On Sept. 20, 1973, more than 50 million Americans tuned in to watch a tennis match. It wasn't the finals of Wimbledon or the U.S. Open. It was a contest between one of the greatest female tennis players of her time, 29-year-old Billie Jean King, and a 55-year-old blowhard and former tennis great named Bobby Riggs [source: Van Natta, Jr.].
Dubbed the "Battle of the Sexes," the circus-like tennis match was shamelessly promoted by Riggs as definitive proof that men were better at sports than women, at any age and at any level of play.

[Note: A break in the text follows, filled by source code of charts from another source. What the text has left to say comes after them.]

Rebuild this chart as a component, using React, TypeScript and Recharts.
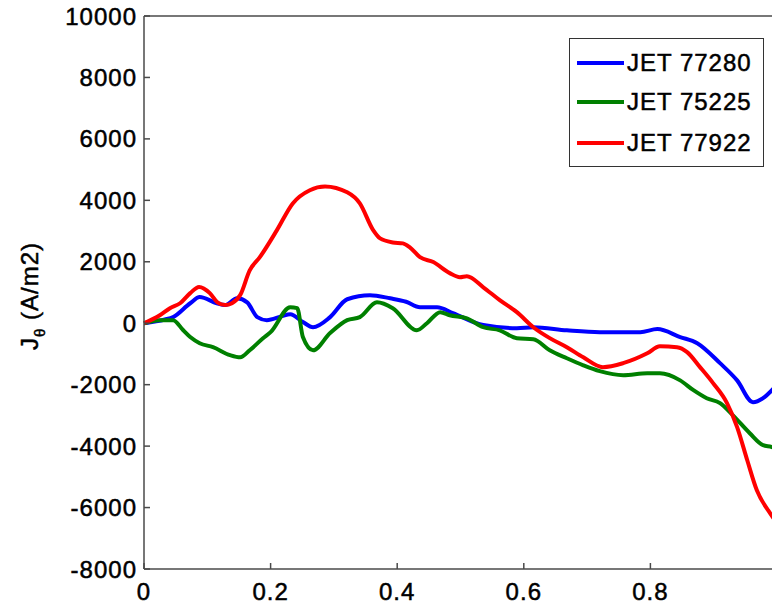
import React from 'react';
import { LineChart, Line, XAxis, YAxis } from 'recharts';

// JET 77280
const xBlue = [0, 0.033, 0.046, 0.073, 0.088, 0.115, 0.128, 0.147, 0.163, 0.179, 0.194, 0.218, 0.231, 0.251, 0.267, 0.294, 0.321, 0.357, 0.389, 0.414, 0.436, 0.463, 0.488, 0.536, 0.589, 0.615, 0.668, 0.72, 0.784, 0.811, 0.847, 0.874, 0.91, 0.937, 0.962, 0.978, 0.992, 1.0];
const yBlue = [0, 120, 200, 650, 850, 650, 590, 810, 680, 200, 100, 230, 290, 40, -130, 200, 780, 910, 810, 700, 520, 520, 330, -60, -160, -130, -230, -290, -290, -190, -450, -650, -1300, -1860, -2570, -2440, -2180, -2000];

// JET 75225
const xGreen = [0, 0.025, 0.046, 0.062, 0.073, 0.088, 0.109, 0.136, 0.152, 0.167, 0.188, 0.2, 0.231, 0.242, 0.251, 0.267, 0.294, 0.321, 0.341, 0.368, 0.393, 0.431, 0.447, 0.468, 0.483, 0.51, 0.536, 0.562, 0.589, 0.615, 0.641, 0.668, 0.694, 0.72, 0.757, 0.795, 0.815, 0.847, 0.868, 0.889, 0.91, 0.93, 0.957, 0.978, 0.992, 1.0];
const yGreen = [0, 100, 100, -230, -450, -650, -780, -1040, -1110, -880, -490, -290, 520, 490, -450, -880, -320, 100, 200, 680, 490, -230, 0, 360, 260, 160, -130, -230, -490, -520, -880, -1140, -1370, -1560, -1690, -1630, -1630, -1860, -2180, -2440, -2600, -2990, -3580, -3970, -4030, -4100];

// JET 77922
const xRed = [0, 0.025, 0.041, 0.057, 0.073, 0.087, 0.104, 0.116, 0.128, 0.139, 0.152, 0.167, 0.183, 0.21, 0.235, 0.262, 0.286, 0.321, 0.341, 0.362, 0.373, 0.393, 0.409, 0.42, 0.436, 0.457, 0.483, 0.499, 0.51, 0.536, 0.562, 0.589, 0.615, 0.641, 0.668, 0.694, 0.725, 0.757, 0.795, 0.815, 0.842, 0.858, 0.878, 0.899, 0.921, 0.937, 0.953, 0.968, 0.989, 1.0];
const yRed = [0, 260, 490, 650, 980, 1180, 980, 680, 590, 650, 915, 1720, 2150, 3030, 3900, 4330, 4450, 4260, 3900, 3030, 2760, 2630, 2600, 2470, 2150, 1990, 1630, 1500, 1530, 1170, 750, 360, -130, -485, -780, -1110, -1430, -1300, -980, -750, -780, -940, -1420, -1950, -2600, -3380, -4460, -5430, -6180, -6500];

const xTicks = [0, 0.2, 0.4, 0.6, 0.8];
const yTicks = [-8000, -6000, -4000, -2000, 0, 2000, 4000, 6000, 8000, 10000];

const seriesList = [
  { name: 'JET 77280', color: '#0000ff', xs: xBlue, ys: yBlue },
  { name: 'JET 75225', color: '#008000', xs: xGreen, ys: yGreen },
  { name: 'JET 77922', color: '#ff0000', xs: xRed, ys: yRed },
];

const FONT = '"Liberation Sans", Arial, sans-serif';
const AXIS = '#4a4a4a';
// regular face with a thin outline, closer to the semi-heavy matlab text
const tickStyle = { fontSize: 24, fill: '#000', stroke: '#000', strokeWidth: 0.5, fontFamily: FONT, letterSpacing: 1 };

const toRows = (xs: number[], ys: number[]) => xs.map((x, i) => ({ x, y: ys[i] }));

// rotated y label with a theta subscript
const YLabel = () => (
  <text
    transform="translate(38, 296) rotate(-90)"
    textAnchor="middle"
    fill="#000"
    stroke="#000"
    strokeWidth={0.5}
    style={{ fontFamily: FONT, fontSize: 24, letterSpacing: 1 }}
  >
    J
    <tspan fontSize={15} dy={7}>θ</tspan>
    <tspan dy={-7}> (A/m2)</tspan>
  </text>
);

export default function App() {
  return (
    <div
      style={{
        position: 'absolute',
        left: 0,
        top: 0,
        width: 772,
        height: 605,
        overflow: 'hidden',
        background: '#fff',
      }}
    >
      <LineChart width={790} height={605} margin={{ top: 0, right: 0, bottom: 0, left: 0 }}>
        <XAxis
          type="number"
          dataKey="x"
          domain={[0, 1]}
          ticks={xTicks}
          allowDuplicatedCategory={false}
          height={36}
          stroke={AXIS}
          strokeWidth={1.5}
          tickSize={-6}
          tickMargin={20}
          tick={tickStyle}
        />
        <XAxis
          xAxisId="top"
          orientation="top"
          type="number"
          domain={[0, 1]}
          ticks={xTicks}
          height={16}
          stroke={AXIS}
          strokeWidth={1.5}
          tickSize={-6}
          tick={false}
        />
        <YAxis
          type="number"
          domain={[-8000, 10000]}
          ticks={yTicks}
          width={144}
          stroke={AXIS}
          strokeWidth={1.5}
          tickSize={-6}
          tickMargin={13}
          tick={tickStyle}
          label={<YLabel />}
        />
        <YAxis
          yAxisId="right"
          orientation="right"
          type="number"
          domain={[-8000, 10000]}
          ticks={yTicks}
          width={13}
          stroke={AXIS}
          strokeWidth={1.5}
          tickSize={-6}
          tick={false}
        />
        {seriesList.map(s => (
          <Line
            key={s.name}
            data={toRows(s.xs, s.ys)}
            dataKey="y"
            name={s.name}
            type="monotone"
            stroke={s.color}
            strokeWidth={4}
            dot={false}
            isAnimationActive={false}
          />
        ))}
      </LineChart>

      {/* legend box, top right like the matlab figure */}
      <div
        style={{
          position: 'absolute',
          left: 569,
          top: 38,
          width: 193,
          height: 127,
          border: '1.5px solid #333',
          background: '#fff',
          fontFamily: FONT,
        }}
      >
        {seriesList.map((s, i) => (
          <div
            key={s.name}
            style={{
              position: 'absolute',
              left: 7,
              top: [24, 63, 104][i] - 15,
              height: 30,
              display: 'flex',
              alignItems: 'center',
            }}
          >
            <svg width="47" height="6" style={{ display: 'block' }}>
              <line x1="0" y1="3" x2="47" y2="3" stroke={s.color} strokeWidth="4" />
            </svg>
            <span
              style={{
                fontSize: 24,
                letterSpacing: 1,
                marginLeft: 3,
                color: '#000',
                lineHeight: '30px',
                WebkitTextStroke: '0.5px #000',
              }}
            >
              {s.name}
            </span>
          </div>
        ))}
      </div>
    </div>
  );
}
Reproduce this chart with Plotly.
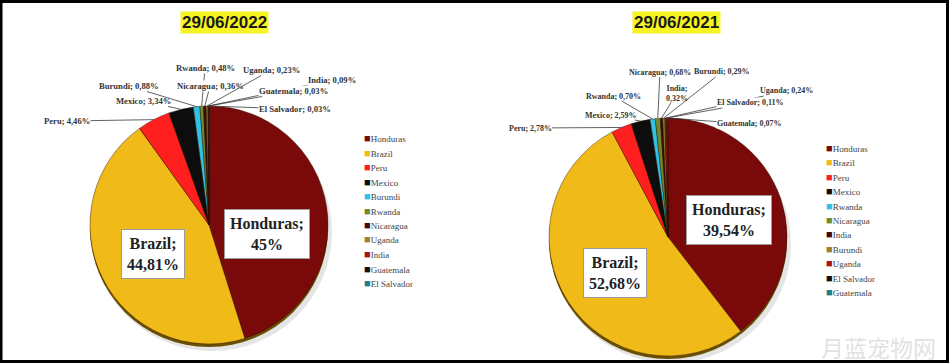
import math
import plotly.graph_objects as go

W, H = 949, 363

# ---------------- data ----------------
titles = ["29/06/2022", "29/06/2021"]

labels_2022 = ["Honduras", "Brazil", "Peru", "Mexico", "Burundi", "Rwanda",
               "Nicaragua", "Uganda", "India", "Guatemala", "El Salvador"]
values_2022 = [45.00, 44.81, 4.46, 3.34, 0.88, 0.48, 0.36, 0.23, 0.09, 0.03, 0.03]
texts_2022 = ["45%", "44,81%", "4,46%", "3,34%", "0,88%", "0,48%", "0,36%",
              "0,23%", "0,09%", "0,03%", "0,03%"]

labels_2021 = ["Honduras", "Brazil", "Peru", "Mexico", "Rwanda", "Nicaragua",
               "India", "Burundi", "Uganda", "El Salvador", "Guatemala"]
values_2021 = [39.54, 52.68, 2.78, 2.59, 0.70, 0.68, 0.32, 0.29, 0.24, 0.11, 0.07]
texts_2021 = ["39,54%", "52,68%", "2,78%", "2,59%", "0,70%", "0,68%", "0,32%",
              "0,29%", "0,24%", "0,11%", "0,07%"]

# ---------------- styles ----------------
slice_colors = ["#7A0A0A", "#F0BA18", "#FF1F1F", "#0D0D0D", "#2FC2E6", "#6F8A30",
                "#3D0B0B", "#9C7F2E", "#A51515", "#111111", "#1E7E8C"]

SERIF = "Liberation Serif"

def px(x):
    return x / W

def py(y):
    return 1 - y / H

# pie geometry (pixels): centre and radius
pies = [
    dict(cx=209, cy=225, r=119, labels=labels_2022, values=values_2022, texts=texts_2022,
         title_xy=(224, 22.5), legend_xy=(362, 138), legend_step=14.5,
         big_xy=[(267, 234), (153, 254)],
         small_xy={"Peru": (67, 121), "Mexico": (143, 101), "Burundi": (129, 86),
                   "Rwanda": (205, 68), "Nicaragua": (210, 86), "Uganda": (271, 70),
                   "India": (332, 80), "Guatemala": (293, 91), "El Salvador": (295, 109)},
         small_size=8.6),
    dict(cx=668, cy=237, r=119, labels=labels_2021, values=values_2021, texts=texts_2021,
         title_xy=(676, 22.5), legend_xy=(824, 148), legend_step=14.4,
         big_xy=[(729, 220), (615, 273)],
         small_xy={"Peru": (530, 128), "Mexico": (611, 115), "Rwanda": (613, 96),
                   "Nicaragua": (660, 72), "India": (677, 93), "Burundi": (722, 72),
                   "Uganda": (786, 91), "El Salvador": (750, 103), "Guatemala": (749, 124)},
         small_size=8.0),
]

fig = go.Figure()
shapes = []
annotations = []

for k, p in enumerate(pies):
    cx, cy, r = p["cx"], p["cy"], p["r"]
    # shadow / 3D rim behind the pie
    shapes.append(dict(type="circle", xref="paper", yref="paper", layer="below",
                       x0=px(cx - r + 2), x1=px(cx + r + 4), y0=py(cy + r + 7), y1=py(cy - r + 7),
                       fillcolor="rgba(0,0,0,0.10)", line=dict(width=0)))
    shapes.append(dict(type="circle", xref="paper", yref="paper", layer="below",
                       x0=px(cx - r), x1=px(cx + r), y0=py(cy + r + 3), y1=py(cy - r + 3),
                       fillcolor="#6A5000", line=dict(width=0)))

    fig.add_trace(go.Pie(
        labels=p["labels"], values=p["values"], sort=False, direction="clockwise",
        rotation=0, textinfo="none", hoverinfo="label+percent",
        marker=dict(colors=slice_colors, line=dict(color="rgba(40,15,0,0.7)", width=0.6)),
        domain=dict(x=[px(cx - r), px(cx + r)], y=[py(cy + r), py(cy - r)]),
        showlegend=False,
    ))

    # title
    tx, ty = p["title_xy"]
    annotations.append(dict(x=px(tx), y=py(ty), xref="paper", yref="paper", showarrow=False,
                            xanchor="center", yanchor="middle",
                            text="<b>%s</b>" % titles[k],
                            font=dict(family="Liberation Sans", size=17, color="#1a1a1a"),
                            bgcolor="#F6F422", borderpad=1))

    total = sum(p["values"])
    cum = 0.0
    for i, (lab, val, txt) in enumerate(zip(p["labels"], p["values"], p["texts"])):
        mid = (cum + val / 2) / total * 2 * math.pi
        cum += val
        ex = cx + r * math.sin(mid)
        ey = cy - r * math.cos(mid)
        if i < 2:
            bx, by = p["big_xy"][i]
            annotations.append(dict(x=px(bx), y=py(by), xref="paper", yref="paper",
                                    xanchor="center", yanchor="middle",
                                    showarrow=False, text="<b>%s;<br>%s</b>" % (lab, txt),
                                    font=dict(family=SERIF, size=16, color="#222"),
                                    bgcolor="white", bordercolor="#9a9a9a", borderwidth=1,
                                    borderpad=5))
        else:
            lx, ly = p["small_xy"][lab]
            if lab == "India" and k == 1:
                t = "<b>%s;<br>%s</b>" % (lab, txt)
            else:
                t = "<b>%s; %s</b>" % (lab, txt)
            annotations.append(dict(x=px(ex), y=py(ey), xref="paper", yref="paper",
                                    ax=lx - ex, ay=ly - ey, axref="pixel", ayref="pixel",
                                    xanchor="center", yanchor="middle",
                                    showarrow=True, arrowhead=0, arrowwidth=0.8,
                                    arrowcolor="#3a3a3a", standoff=0, startstandoff=0,
                                    text=t, font=dict(family=SERIF, size=p["small_size"], color="#333"),
                                    bgcolor="white", borderpad=0))

    # legend (drawn as text entries)
    lx0, ly0 = p["legend_xy"]
    for i, lab in enumerate(p["labels"]):
        annotations.append(dict(x=px(lx0), y=py(ly0 + i * p["legend_step"]), xref="paper",
                                yref="paper", xanchor="left", yanchor="middle", showarrow=False,
                                text="<span style='color:%s;font-size:11px'>■</span>"
                                     "<span style='color:#444'>%s</span>"
                                     % (slice_colors[i], lab),
                                font=dict(family=SERIF, size=9, color="#444")))

# watermark
annotations.append(dict(x=px(878), y=py(347), xref="paper", yref="paper", showarrow=False,
                        xanchor="center", yanchor="middle",
                        text="月蓝宠物网",
                        font=dict(family="Noto Sans CJK SC", size=23, color="rgba(200,200,200,0.55)")))

# photo frame
shapes.append(dict(type="rect", xref="paper", yref="paper", layer="above",
                   x0=px(1), x1=px(947.5), y0=py(361.5), y1=py(1.5),
                   line=dict(color="black", width=3), fillcolor="rgba(0,0,0,0)"))

fig.update_layout(
    width=W, height=H, margin=dict(l=0, r=0, t=0, b=0),
    paper_bgcolor="white", plot_bgcolor="white",
    shapes=shapes, annotations=annotations, showlegend=False,
)

fig.write_html("out.html", config={"displayModeBar": False},
               post_script="document.body.style.margin='0px';document.body.style.overflow='hidden';")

The King match was actually the second "Battle of the Sexes." Four months earlier, Riggs had roundly defeated the No. 1 female tennis player in world, Margaret Court [source: Roberts]. But unlike Court, who underestimated the political consequences of the match, King vowed to crush Riggs and his small-minded chauvinism once and for all.
And that's exactly what she did, thoroughly demoralizing Riggs in three straight sets. Riggs, who had played so strategically during his match with Court, lobbed shot after shot directly into King's red zone. It was almost as if he had given up.
Or was that his plan all along?
According to a revelatory 2013 article by ESPN's "Outside the Lines," Riggs masterminded the Battle of the Sexes — and intentionally threw it — to free himself from gambling debts. Indebted to the mob for $100,000, Riggs promised a Vegas-quality spectacle that would earn his Mafia creditors millions by betting against him [source: Van Natta, Jr.]. Although he was a serious gambler, Riggs denied throwing the match.